:: Data excerpt ::

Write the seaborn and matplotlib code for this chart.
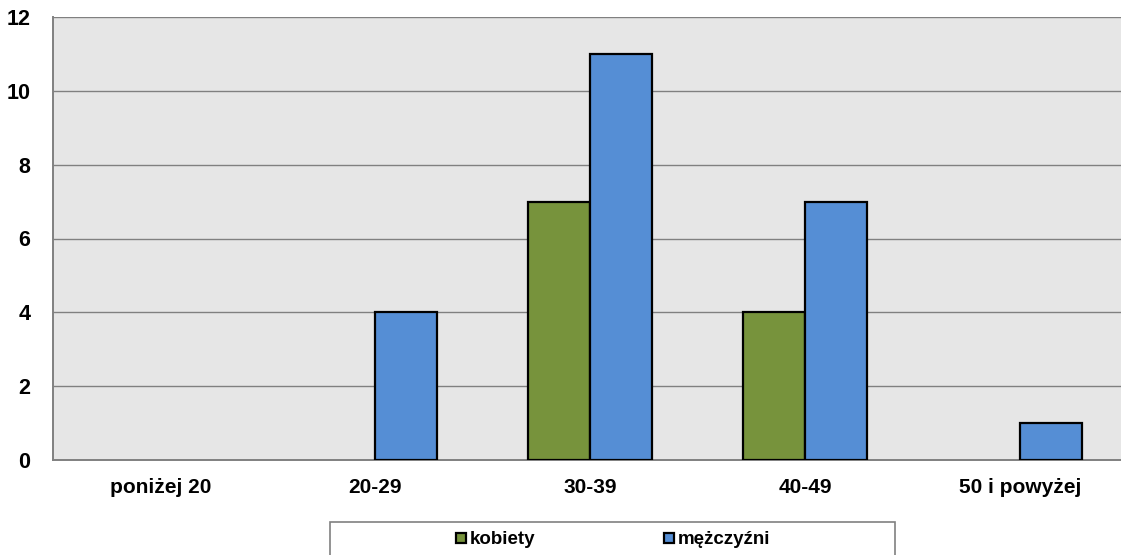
import numpy as np
import pandas as pd
import matplotlib
matplotlib.use("Agg")
import matplotlib.pyplot as plt
from matplotlib.patches import Patch, Rectangle
import seaborn as sns

# --- data ---
categories = ['poniżej 20', '20-29', '30-39', '40-49', '50 i powyżej']
kobiety = [0, 0, 7, 4, 0]
mezczyzni = [0, 4, 11, 7, 1]
series = ['kobiety', 'mężczyźni']
colors = ['#77933C', '#558ED5']

df = pd.DataFrame({
    'kat': categories * 2,
    'plec': [series[0]] * len(categories) + [series[1]] * len(categories),
    'n': kobiety + mezczyzni,
})
# zero bars are not drawn in the original
df = df[df['n'] > 0]

sns.set_style('white')
plt.rcParams['font.family'] = ['Liberation Sans', 'DejaVu Sans']
plt.rcParams['font.weight'] = 'bold'
plt.rcParams['text.color'] = 'black'
plt.rcParams['xtick.labelcolor'] = 'black'
plt.rcParams['ytick.labelcolor'] = 'black'

W, H = 1121, 555
fig = plt.figure(figsize=(W / 100, H / 100), dpi=100)
# plot area runs a bit past the right edge, like the original
ax = fig.add_axes([52.7 / W, 95 / H, 1075 / W, 443 / H])
ax.set_facecolor('#E6E6E6')

sns.barplot(data=df, x='kat', y='n', hue='plec', order=categories,
            hue_order=series, palette=colors, saturation=1, width=0.574,
            edgecolor='black', linewidth=1.6, ax=ax, legend=False, zorder=3)

ax.set_xlim(-0.5, len(categories) - 0.5)
ax.set_ylim(0, 12)
ax.set_yticks(np.arange(0, 13, 2))
ax.yaxis.grid(True, color='#808080', linewidth=1, zorder=0)
ax.set_axisbelow(True)
ax.set_xlabel('')
ax.set_ylabel('')

# x ticks between categories, labels centred
ax.set_xticks(np.arange(len(categories)))
ax.set_xticklabels(categories, fontsize=15, fontweight='bold')
ax.tick_params(axis='x', length=0, pad=13, labelcolor='black')
ax.set_xticks(np.arange(-0.5, len(categories), 1), minor=True)
ax.tick_params(axis='x', which='minor', length=6, color='#808080', width=1.2)
ax.tick_params(axis='y', length=6, color='#808080', width=1.2, labelsize=15.5,
               pad=10, labelcolor='black')
for lab in ax.get_yticklabels():
    lab.set_fontweight('bold')

for s in ['top', 'right']:
    ax.spines[s].set_visible(False)
for s in ['left', 'bottom']:
    ax.spines[s].set_color('#808080')
    ax.spines[s].set_linewidth(1.4)

# legend box (cut off by the bottom edge in the original)
fig.patches.append(Rectangle((330 / W, -10 / H), 565 / W, 43 / H,
                             transform=fig.transFigure, facecolor='white',
                             edgecolor='#808080', linewidth=1.2))
handles = [Patch(facecolor=c, edgecolor='black', linewidth=1.6) for c in colors]
fig.legend(handles, series, loc='center', bbox_to_anchor=(613 / W, 15 / H),
           ncol=2, frameon=False, prop={'size': 13.5, 'weight': 'bold'},
           labelcolor='black', handlelength=0.5, handleheight=0.5,
           handletextpad=0.2, columnspacing=6.9, borderpad=0)

fig.savefig('out.png', dpi=100)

:::

From the first line of the listing above, repeat every line through the one holding "ax.set_facecolor('#E6E6E6')". Both ends count, and pictures stay out.

§ **Task answer**:
Write the seaborn and matplotlib code for this chart.
import numpy as np
import pandas as pd
import matplotlib
matplotlib.use("Agg")
import matplotlib.pyplot as plt
from matplotlib.patches import Patch, Rectangle
import seaborn as sns

# --- data ---
categories = ['poniżej 20', '20-29', '30-39', '40-49', '50 i powyżej']
kobiety = [0, 0, 7, 4, 0]
mezczyzni = [0, 4, 11, 7, 1]
series = ['kobiety', 'mężczyźni']
colors = ['#77933C', '#558ED5']

df = pd.DataFrame({
    'kat': categories * 2,
    'plec': [series[0]] * len(categories) + [series[1]] * len(categories),
    'n': kobiety + mezczyzni,
})
# zero bars are not drawn in the original
df = df[df['n'] > 0]

sns.set_style('white')
plt.rcParams['font.family'] = ['Liberation Sans', 'DejaVu Sans']
plt.rcParams['font.weight'] = 'bold'
plt.rcParams['text.color'] = 'black'
plt.rcParams['xtick.labelcolor'] = 'black'
plt.rcParams['ytick.labelcolor'] = 'black'

W, H = 1121, 555
fig = plt.figure(figsize=(W / 100, H / 100), dpi=100)
# plot area runs a bit past the right edge, like the original
ax = fig.add_axes([52.7 / W, 95 / H, 1075 / W, 443 / H])
ax.set_facecolor('#E6E6E6')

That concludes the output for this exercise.